— Your goal —
Copy each line of the data below exactly, leaving out pictures.
● ● ● ● ● ● ●
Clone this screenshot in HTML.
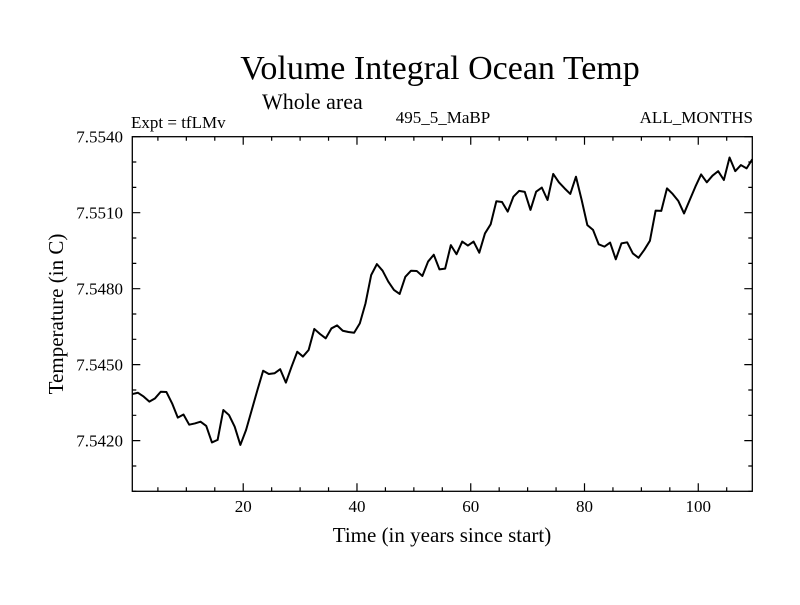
<!DOCTYPE html>
<html><head><meta charset="utf-8"><style>
body{margin:0;background:#fff}
svg text{font-family:"Liberation Serif",serif;fill:#000}
</style></head><body>
<svg id="chart" width="800" height="600" viewBox="0 0 800 600">
<text x="440" y="79" font-size="34" text-anchor="middle">Volume Integral Ocean Temp</text>
<text x="262" y="109" font-size="22">Whole area</text>
<text x="131" y="128" font-size="17">Expt = tfLMv</text>
<text x="443" y="123" font-size="17" text-anchor="middle">495_5_MaBP</text>
<text x="753" y="123" font-size="17" text-anchor="end">ALL_MONTHS</text>
<text x="442" y="542" font-size="21" text-anchor="middle">Time (in years since start)</text>
<text transform="translate(63,314) rotate(-90)" font-size="21" text-anchor="middle">Temperature (in C)</text>
<g id="axes"></g>
<g id="marks"></g>
</svg>
<script>
const yTicks=[7.5420,7.5450,7.5480,7.5510,7.5540];
const xTicks=[20,40,60,80,100];
const temps=[7.54384,7.54389,7.54374,7.54354,7.54367,7.54393,7.54392,7.54347,7.54291,7.54303,
7.54263,7.54268,7.54275,7.54258,7.54193,7.54203,7.54321,7.54301,7.54255,7.54183,
7.54242,7.54321,7.54400,7.54476,7.54463,7.54466,7.54482,7.54429,7.54492,7.54551,
7.54532,7.54558,7.54641,7.54621,7.54604,7.54643,7.54655,7.54634,7.54629,7.54626,
7.54663,7.54742,7.54854,7.54897,7.54871,7.54828,7.54795,7.54779,7.54847,7.54871,
7.54870,7.54850,7.54907,7.54934,7.54876,7.54879,7.54972,7.54936,7.54986,7.54970,
7.54986,7.54942,7.55018,7.55054,7.55145,7.55142,7.55104,7.55163,7.55186,7.55182,
7.55111,7.55183,7.55199,7.55150,7.55253,7.55220,7.55196,7.55174,7.55242,7.55150,
7.55051,7.55032,7.54975,7.54966,7.54982,7.54916,7.54979,7.54983,7.54939,7.54922,
7.54953,7.54989,7.55108,7.55107,7.55196,7.55174,7.55146,7.55097,7.55150,7.55203,
7.55251,7.55220,7.55246,7.55264,7.55229,7.55318,7.55264,7.55288,7.55275,7.55311];
const L=132.3,R=752.3,T=136.7,B=491.3;
const xMin=0.5,xMax=109.5,yMin=7.5400,yMax=7.5540;
const xs=v=>L+(v-xMin)/(xMax-xMin)*(R-L);
const ys=v=>B-(v-yMin)/(yMax-yMin)*(B-T);
const NS='http://www.w3.org/2000/svg';
const axes=document.getElementById('axes'),marks=document.getElementById('marks');
function mk(tag,attrs,parent){const e=document.createElementNS(NS,tag);for(const k in attrs)e.setAttribute(k,attrs[k]);parent.appendChild(e);return e;}
const frame=mk('rect',{x:L,y:T,width:R-L,height:B-T,fill:'none',stroke:'#000','stroke-width':1.3},axes);


let d='';
for(let v=5;v<=xMax;v+=5){const x=xs(v);const len=(v%20===0)?8:4;d+=`M${x},${B}v${-len}M${x},${T}v${len}`;}
for(let i=0;i<=14;i++){const v=yMin+i*0.001;const y=ys(v);const len=(i%3===2)?8:4;d+=`M${L},${y}h${len}M${R},${y}h${-len}`;}
const tk=mk('path',{d:d,stroke:'#000','stroke-width':1.2,fill:'none'},axes);


yTicks.forEach(v=>{const t=mk('text',{x:123,y:ys(v)+6,'font-size':17,'text-anchor':'end'},axes);t.textContent=v.toFixed(4);

});
xTicks.forEach(v=>{const t=mk('text',{x:xs(v),y:512,'font-size':17,'text-anchor':'middle'},axes);t.textContent=v;

});
const pts=temps.map((v,i)=>xs(i+0.5).toFixed(2)+','+ys(v).toFixed(2)).join(' ');
const line=mk('polyline',{points:pts,fill:'none',stroke:'#000','stroke-width':2,'stroke-linejoin':'round'},marks);


</script>
</body></html>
● ● ● ● ● ● ●
— Expected output —
Clone this screenshot in HTML.
<!DOCTYPE html>
<html><head><meta charset="utf-8"><style>
body{margin:0;background:#fff}
svg text{font-family:"Liberation Serif",serif;fill:#000}
</style></head><body>
<svg id="chart" width="800" height="600" viewBox="0 0 800 600">
<text x="440" y="79" font-size="34" text-anchor="middle">Volume Integral Ocean Temp</text>
<text x="262" y="109" font-size="22">Whole area</text>
<text x="131" y="128" font-size="17">Expt = tfLMv</text>
<text x="443" y="123" font-size="17" text-anchor="middle">495_5_MaBP</text>
<text x="753" y="123" font-size="17" text-anchor="end">ALL_MONTHS</text>
<text x="442" y="542" font-size="21" text-anchor="middle">Time (in years since start)</text>
<text transform="translate(63,314) rotate(-90)" font-size="21" text-anchor="middle">Temperature (in C)</text>
<g id="axes"></g>
<g id="marks"></g>
</svg>
<script>
const yTicks=[7.5420,7.5450,7.5480,7.5510,7.5540];
const xTicks=[20,40,60,80,100];
const temps=[7.54384,7.54389,7.54374,7.54354,7.54367,7.54393,7.54392,7.54347,7.54291,7.54303,
7.54263,7.54268,7.54275,7.54258,7.54193,7.54203,7.54321,7.54301,7.54255,7.54183,
7.54242,7.54321,7.54400,7.54476,7.54463,7.54466,7.54482,7.54429,7.54492,7.54551,
7.54532,7.54558,7.54641,7.54621,7.54604,7.54643,7.54655,7.54634,7.54629,7.54626,
7.54663,7.54742,7.54854,7.54897,7.54871,7.54828,7.54795,7.54779,7.54847,7.54871,
7.54870,7.54850,7.54907,7.54934,7.54876,7.54879,7.54972,7.54936,7.54986,7.54970,
7.54986,7.54942,7.55018,7.55054,7.55145,7.55142,7.55104,7.55163,7.55186,7.55182,
7.55111,7.55183,7.55199,7.55150,7.55253,7.55220,7.55196,7.55174,7.55242,7.55150,
7.55051,7.55032,7.54975,7.54966,7.54982,7.54916,7.54979,7.54983,7.54939,7.54922,
7.54953,7.54989,7.55108,7.55107,7.55196,7.55174,7.55146,7.55097,7.55150,7.55203,
7.55251,7.55220,7.55246,7.55264,7.55229,7.55318,7.55264,7.55288,7.55275,7.55311];
const L=132.3,R=752.3,T=136.7,B=491.3;
const xMin=0.5,xMax=109.5,yMin=7.5400,yMax=7.5540;
const xs=v=>L+(v-xMin)/(xMax-xMin)*(R-L);
const ys=v=>B-(v-yMin)/(yMax-yMin)*(B-T);
const NS='http://www.w3.org/2000/svg';
const axes=document.getElementById('axes'),marks=document.getElementById('marks');
function mk(tag,attrs,parent){const e=document.createElementNS(NS,tag);for(const k in attrs)e.setAttribute(k,attrs[k]);parent.appendChild(e);return e;}
const frame=mk('rect',{x:L,y:T,width:R-L,height:B-T,fill:'none',stroke:'#000','stroke-width':1.3},axes);


let d='';
for(let v=5;v<=xMax;v+=5){const x=xs(v);const len=(v%20===0)?8:4;d+=`M${x},${B}v${-len}M${x},${T}v${len}`;}
for(let i=0;i<=14;i++){const v=yMin+i*0.001;const y=ys(v);const len=(i%3===2)?8:4;d+=`M${L},${y}h${len}M${R},${y}h${-len}`;}
const tk=mk('path',{d:d,stroke:'#000','stroke-width':1.2,fill:'none'},axes);


yTicks.forEach(v=>{const t=mk('text',{x:123,y:ys(v)+6,'font-size':17,'text-anchor':'end'},axes);t.textContent=v.toFixed(4);

});
xTicks.forEach(v=>{const t=mk('text',{x:xs(v),y:512,'font-size':17,'text-anchor':'middle'},axes);t.textContent=v;

});
const pts=temps.map((v,i)=>xs(i+0.5).toFixed(2)+','+ys(v).toFixed(2)).join(' ');
const line=mk('polyline',{points:pts,fill:'none',stroke:'#000','stroke-width':2,'stroke-linejoin':'round'},marks);


</script>
</body></html>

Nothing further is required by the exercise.